On Thursday afternoon, over 40 students and professors gathered over Zoom to attend a lecture about emotional labor led by Táíwò, a philosophy professor at Georgetown University.
Táíwò is currently writing a book called “Reconsidering Reparations” and has covered myriad topics within philosophy such as environmental justice, climate justice, propaganda, police brutality, socio-economic class and intersectionality.
This lecture featured Táíwò’s paper “Stoicism (as Emotional Compression) Is Emotional Labor.”
He began by explaining the origin of this project. After exploring many leftist and feminist texts in his college years, Táíwò began to examine “masculinity or social structures that produce masculinity or that produce kinds of oppression.”
He explained that the main question of his work in regard to these social inequities between genders is, “Where [do] you want to end up…what do we do now?”
Táíwò said the lens of emotional labor is useful in exploring the concept of masculinity. After conducting a lot of research, he said he came to the conclusion that many things directed towards “male-identifying people” are harmful to them and to society.
Táíwò focused on the notion of men being told to tone down their emotions, and how suppressing emotions other than anger is thought to be masculine.
“There certainly is a problem in the status quo,” he said.
“How you display your emotions needn’t come with this other baggage of not talking about what it is that you feel,” Táíwò added.
He then went on to explain that the two factors that prohibit emotional expression are emotional unavailability and a lack of self-knowledge.
In addition, Táíwò stated that the way individuals express emotion affects others and affects “how a collective that you might fit into deals with them.” In other words, if a person around you is anxious but you show them your sense of calm, they will calm down in response. His idea is that this exchange is valuable.
Táíwò brought these two claims together by explaining that restricting how you show emotion while extending how well you know yourself and how you communicate can be beneficial.
Furthermore, he encouraged building up “self-knowledge and emotional self-awareness” regardless of your gender identity.

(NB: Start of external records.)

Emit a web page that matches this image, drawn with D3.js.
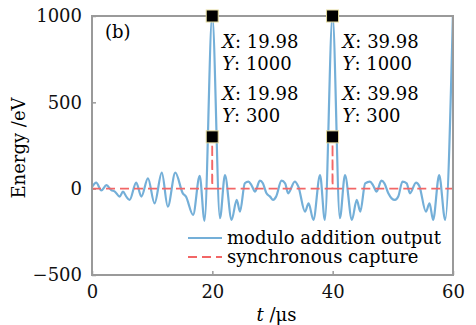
<!DOCTYPE html>
<html>
<head>
<meta charset="utf-8">
<script src="https://cdn.jsdelivr.net/npm/d3@7"></script>
<style>
  body { margin: 0; background: #fff; }
  svg { display: block; font-family: "DejaVu Serif", serif; }
</style>
</head>
<body>
<div id="chart"></div>
<script>
// time axis (us) and modulo addition output (eV)
const timeValues = [
  0, 0.7, 1.55, 2.4, 3.2, 3.8, 4.6, 5.15, 5.7, 6.25, 7.35, 8.2, 9.3, 10.4, 11.6, 12.6, 13.85,
  15.1, 15.6, 16.8, 17.9, 18.7, 19.98,
  21.27, 22.1, 23.2, 24.05, 24.6, 25.4, 26.0, 26.5, 27.1, 27.9, 28.4, 29.0, 29.6, 30.1, 30.6,
  31.5, 32.1, 32.6, 33.7, 34.3, 35.4, 36.0, 36.8, 37.9, 38.7, 39.98,
  41.2, 42.05, 43.2, 44.0, 44.6, 45.4, 46.2, 46.7, 47.3, 48.1, 48.6, 49.25, 49.8, 50.35, 50.9,
  51.6, 52.3, 52.85, 53.85, 54.4, 55.5, 56.1, 56.7, 57.7, 58.7, 59.98
];
const outputValues = [
  10, 35, -10, 20, -8, -17, -46, -17, -46, -65, 35, -46, 60, -85, 93, -104, 93,
  -27, -45, -152, 74, -186, 1000,
  -171, 79, -181, -65, -133, 31, 41, 21, -17, 46, 31, -27, -46, -65, -46,
  46, 31, -27, 41, 12, -133, -85, -181, 79, -181, 1000,
  -171, 79, -181, -65, -133, 31, 41, 21, -17, 46, 31, -27, -56, -65, -46,
  41, 31, -27, 35, 16, -133, -85, -181, 79, -181, 1000
];

// synchronous capture: zero with pulses at the capture instants
const captureTimes = [0, 19.96, 19.98, 20.0, 39.96, 39.98, 40.0, 60];
const captureValues = [0, 0, 300, 0, 0, 300, 0, 0];

// data cursors shown on the plot
const cursorX = [19.98, 19.98, 39.98, 39.98];
const cursorY = [1000, 300, 1000, 300];

const xTicks = [0, 20, 40, 60];
const yTicks = [-500, 0, 500, 1000];
const legendLabels = ['modulo addition output', 'synchronous capture'];

const W = 476, H = 325;
const margin = { top: 16, right: 23, bottom: 50, left: 92 };
const width = W - margin.left - margin.right;
const height = H - margin.top - margin.bottom;

const svg = d3.select('#chart').append('svg')
  .attr('width', W)
  .attr('height', H);

const g = svg.append('g')
  .attr('transform', `translate(${margin.left},${margin.top})`);

const x = d3.scaleLinear().domain([0, 60]).range([0, width]);
const y = d3.scaleLinear().domain([-500, 1000]).range([height, 0]);

// axes
const xAxis = g.append('g')
  .attr('transform', `translate(0,${height})`)
  .call(d3.axisBottom(x).tickValues(xTicks).tickSize(-4).tickPadding(10));
const yAxis = g.append('g')
  .call(d3.axisLeft(y).tickValues(yTicks).tickFormat(d3.format('d')).tickSize(-4).tickPadding(10));

[xAxis, yAxis].forEach(a => {
  a.select('.domain').remove();
  a.selectAll('line').attr('stroke', '#9a9a9a').attr('stroke-width', 1.5);
  a.selectAll('text').attr('font-size', 18).attr('fill', '#111')
    .attr('font-family', '"DejaVu Serif", serif');
});

// lines
const blue = d3.line()
  .x((d, i) => x(timeValues[i]))
  .y(d => y(d))
  .curve(d3.curveMonotoneX);

g.append('path')
  .datum(outputValues)
  .attr('fill', 'none')
  .attr('stroke', '#74afd8')
  .attr('stroke-width', 2.2)
  .attr('d', blue);

const red = d3.line()
  .x((d, i) => x(captureTimes[i]))
  .y(d => y(d));

g.append('path')
  .datum(captureValues)
  .attr('fill', 'none')
  .attr('stroke', '#f26666')
  .attr('stroke-width', 1.8)
  .attr('stroke-dasharray', '9,5')
  .attr('d', red);

// frame
g.append('rect')
  .attr('width', width)
  .attr('height', height)
  .attr('fill', 'none')
  .attr('stroke', '#9a9a9a')
  .attr('stroke-width', 2);

// panel tag
g.append('text')
  .attr('x', 13)
  .attr('y', 22)
  .attr('font-size', 18)
  .text('(b)');

// cursors
g.selectAll('.cursor')
  .data(cursorX)
  .enter().append('rect')
  .attr('x', d => x(d) - 6)
  .attr('y', (d, i) => y(cursorY[i]) - 6)
  .attr('width', 12)
  .attr('height', 12)
  .attr('fill', '#000')
  .attr('stroke', '#e6dca0')
  .attr('stroke-width', 1);

cursorX.forEach((cx, i) => {
  const top = cursorY[i] === 1000;
  const y0 = top ? y(cursorY[i]) + 32 : y(cursorY[i]) - 37;
  const t = g.append('text')
    .attr('x', x(cx) + 10)
    .attr('y', y0)
    .attr('font-size', 18);
  t.append('tspan').attr('font-style', 'italic').text('X');
  t.append('tspan').text(': ' + cx.toFixed(2));
  const t2 = g.append('text')
    .attr('x', x(cx) + 10)
    .attr('y', y0 + 22)
    .attr('font-size', 18);
  t2.append('tspan').attr('font-style', 'italic').text('Y');
  t2.append('tspan').text(': ' + cursorY[i]);
});

// legend
const legend = g.append('g').attr('transform', 'translate(96,222)');
legendLabels.forEach((label, i) => {
  const row = legend.append('g').attr('transform', `translate(0,${i * 19})`);
  row.append('line')
    .attr('x1', 0).attr('x2', 34)
    .attr('stroke', i === 0 ? '#74afd8' : '#f26666')
    .attr('stroke-width', i === 0 ? 2.2 : 1.8)
    .attr('stroke-dasharray', i === 0 ? null : '9,5');
  row.append('text')
    .attr('x', 39)
    .attr('y', 6)
    .attr('font-size', 18)
    .text(label);
});

// axis titles
const xt = svg.append('text')
  .attr('x', margin.left + width / 2 + 4)
  .attr('y', 321)
  .attr('text-anchor', 'middle')
  .attr('font-size', 18);
xt.append('tspan').attr('font-style', 'italic').text('t');
xt.append('tspan').text(' /μs');

svg.append('text')
  .attr('transform', 'translate(25,148) rotate(-90)')
  .attr('text-anchor', 'middle')
  .attr('font-size', 18)
  .text('Energy /eV');
</script>
</body>
</html>
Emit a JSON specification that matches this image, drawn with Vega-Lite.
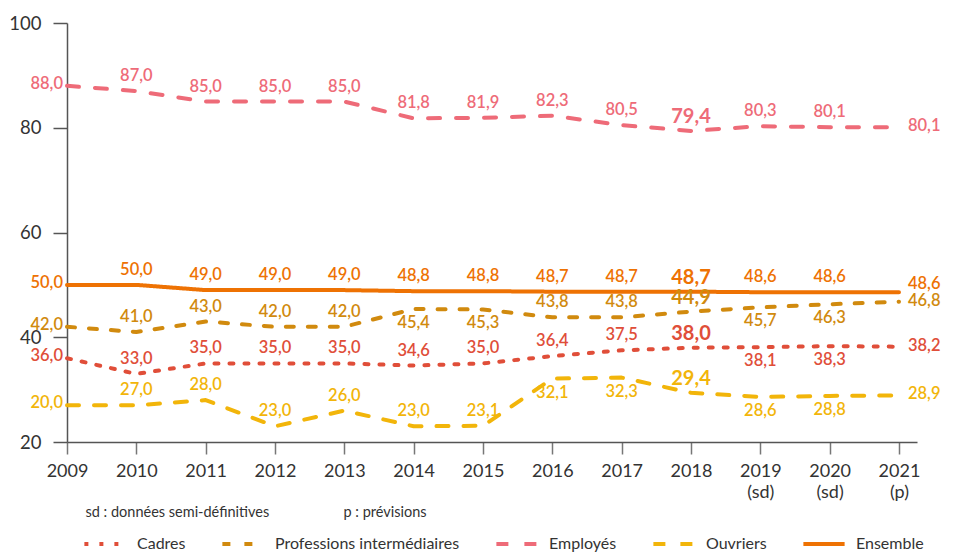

One participant asked, given the current concept of masculinity, “How do we motivate people to learn?”
Táíwò’s response was that this problem needed to be addressed from a systemic perspective and that wage labor must be increased in order for emotional labor to be fixed.
Another participant wondered if there were “necessarily negatives to emotional compression” and if it was “better to not socialize boys, in particular, to emotionally compress to begin with.”
Táíwò answered that the issue is more complex than that.
“It’s not just attitudes that we have, irrespective of how the world responds to us, including people that aren’t politically on our team, including institutions that were built according to the attitudes of people centuries ago, according to the availability of resources for different sorts of things, I just don’t see all that changing overnight,” Táíwò said.